• Problem details:
Nothing may be dropped or altered: reproduce all the data.

• Provided data:
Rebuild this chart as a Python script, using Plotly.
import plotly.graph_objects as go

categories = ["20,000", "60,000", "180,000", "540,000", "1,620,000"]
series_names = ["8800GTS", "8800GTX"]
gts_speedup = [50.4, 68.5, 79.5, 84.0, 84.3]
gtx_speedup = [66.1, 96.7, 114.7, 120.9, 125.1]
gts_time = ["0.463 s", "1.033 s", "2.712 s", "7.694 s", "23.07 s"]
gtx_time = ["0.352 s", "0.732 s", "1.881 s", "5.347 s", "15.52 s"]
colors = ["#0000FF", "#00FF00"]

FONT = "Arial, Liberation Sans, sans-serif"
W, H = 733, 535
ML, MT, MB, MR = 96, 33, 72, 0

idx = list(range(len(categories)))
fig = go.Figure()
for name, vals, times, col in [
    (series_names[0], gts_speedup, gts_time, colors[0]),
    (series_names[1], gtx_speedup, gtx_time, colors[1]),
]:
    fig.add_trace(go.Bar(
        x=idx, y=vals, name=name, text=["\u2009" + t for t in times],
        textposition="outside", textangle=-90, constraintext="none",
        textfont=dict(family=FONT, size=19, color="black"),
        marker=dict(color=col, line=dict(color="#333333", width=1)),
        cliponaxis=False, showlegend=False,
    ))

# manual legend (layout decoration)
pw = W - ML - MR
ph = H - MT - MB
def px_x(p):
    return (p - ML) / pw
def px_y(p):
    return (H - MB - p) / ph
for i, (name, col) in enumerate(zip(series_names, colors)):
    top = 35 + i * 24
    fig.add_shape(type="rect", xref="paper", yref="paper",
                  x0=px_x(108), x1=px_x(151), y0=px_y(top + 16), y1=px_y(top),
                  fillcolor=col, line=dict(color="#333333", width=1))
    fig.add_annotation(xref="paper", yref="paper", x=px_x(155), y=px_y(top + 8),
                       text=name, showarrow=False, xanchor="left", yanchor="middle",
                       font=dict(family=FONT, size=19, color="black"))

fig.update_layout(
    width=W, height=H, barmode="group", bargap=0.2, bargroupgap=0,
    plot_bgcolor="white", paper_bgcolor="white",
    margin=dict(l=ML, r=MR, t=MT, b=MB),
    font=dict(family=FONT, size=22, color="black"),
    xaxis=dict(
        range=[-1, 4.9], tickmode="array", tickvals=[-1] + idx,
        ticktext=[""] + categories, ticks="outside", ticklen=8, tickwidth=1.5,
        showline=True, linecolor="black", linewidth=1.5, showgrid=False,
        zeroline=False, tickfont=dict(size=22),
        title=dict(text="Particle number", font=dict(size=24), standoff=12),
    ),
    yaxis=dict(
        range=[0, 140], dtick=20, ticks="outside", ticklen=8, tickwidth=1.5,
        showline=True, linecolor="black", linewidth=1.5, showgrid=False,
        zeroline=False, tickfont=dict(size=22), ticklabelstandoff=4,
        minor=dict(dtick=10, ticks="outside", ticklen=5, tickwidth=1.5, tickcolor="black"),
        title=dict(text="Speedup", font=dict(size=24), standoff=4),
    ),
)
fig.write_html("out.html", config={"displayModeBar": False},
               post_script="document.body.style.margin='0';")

• Written response:
Rebuild this chart as a Python script, using Plotly.
import plotly.graph_objects as go

categories = ["20,000", "60,000", "180,000", "540,000", "1,620,000"]
series_names = ["8800GTS", "8800GTX"]
gts_speedup = [50.4, 68.5, 79.5, 84.0, 84.3]
gtx_speedup = [66.1, 96.7, 114.7, 120.9, 125.1]
gts_time = ["0.463 s", "1.033 s", "2.712 s", "7.694 s", "23.07 s"]
gtx_time = ["0.352 s", "0.732 s", "1.881 s", "5.347 s", "15.52 s"]
colors = ["#0000FF", "#00FF00"]

FONT = "Arial, Liberation Sans, sans-serif"
W, H = 733, 535
ML, MT, MB, MR = 96, 33, 72, 0

idx = list(range(len(categories)))
fig = go.Figure()
for name, vals, times, col in [
    (series_names[0], gts_speedup, gts_time, colors[0]),
    (series_names[1], gtx_speedup, gtx_time, colors[1]),
]:
    fig.add_trace(go.Bar(
        x=idx, y=vals, name=name, text=["\u2009" + t for t in times],
        textposition="outside", textangle=-90, constraintext="none",
        textfont=dict(family=FONT, size=19, color="black"),
        marker=dict(color=col, line=dict(color="#333333", width=1)),
        cliponaxis=False, showlegend=False,
    ))

# manual legend (layout decoration)
pw = W - ML - MR
ph = H - MT - MB
def px_x(p):
    return (p - ML) / pw
def px_y(p):
    return (H - MB - p) / ph
for i, (name, col) in enumerate(zip(series_names, colors)):
    top = 35 + i * 24
    fig.add_shape(type="rect", xref="paper", yref="paper",
                  x0=px_x(108), x1=px_x(151), y0=px_y(top + 16), y1=px_y(top),
                  fillcolor=col, line=dict(color="#333333", width=1))
    fig.add_annotation(xref="paper", yref="paper", x=px_x(155), y=px_y(top + 8),
                       text=name, showarrow=False, xanchor="left", yanchor="middle",
                       font=dict(family=FONT, size=19, color="black"))

fig.update_layout(
    width=W, height=H, barmode="group", bargap=0.2, bargroupgap=0,
    plot_bgcolor="white", paper_bgcolor="white",
    margin=dict(l=ML, r=MR, t=MT, b=MB),
    font=dict(family=FONT, size=22, color="black"),
    xaxis=dict(
        range=[-1, 4.9], tickmode="array", tickvals=[-1] + idx,
        ticktext=[""] + categories, ticks="outside", ticklen=8, tickwidth=1.5,
        showline=True, linecolor="black", linewidth=1.5, showgrid=False,
        zeroline=False, tickfont=dict(size=22),
        title=dict(text="Particle number", font=dict(size=24), standoff=12),
    ),
    yaxis=dict(
        range=[0, 140], dtick=20, ticks="outside", ticklen=8, tickwidth=1.5,
        showline=True, linecolor="black", linewidth=1.5, showgrid=False,
        zeroline=False, tickfont=dict(size=22), ticklabelstandoff=4,
        minor=dict(dtick=10, ticks="outside", ticklen=5, tickwidth=1.5, tickcolor="black"),
        title=dict(text="Speedup", font=dict(size=24), standoff=4),
    ),
)
fig.write_html("out.html", config={"displayModeBar": False},
               post_script="document.body.style.margin='0';")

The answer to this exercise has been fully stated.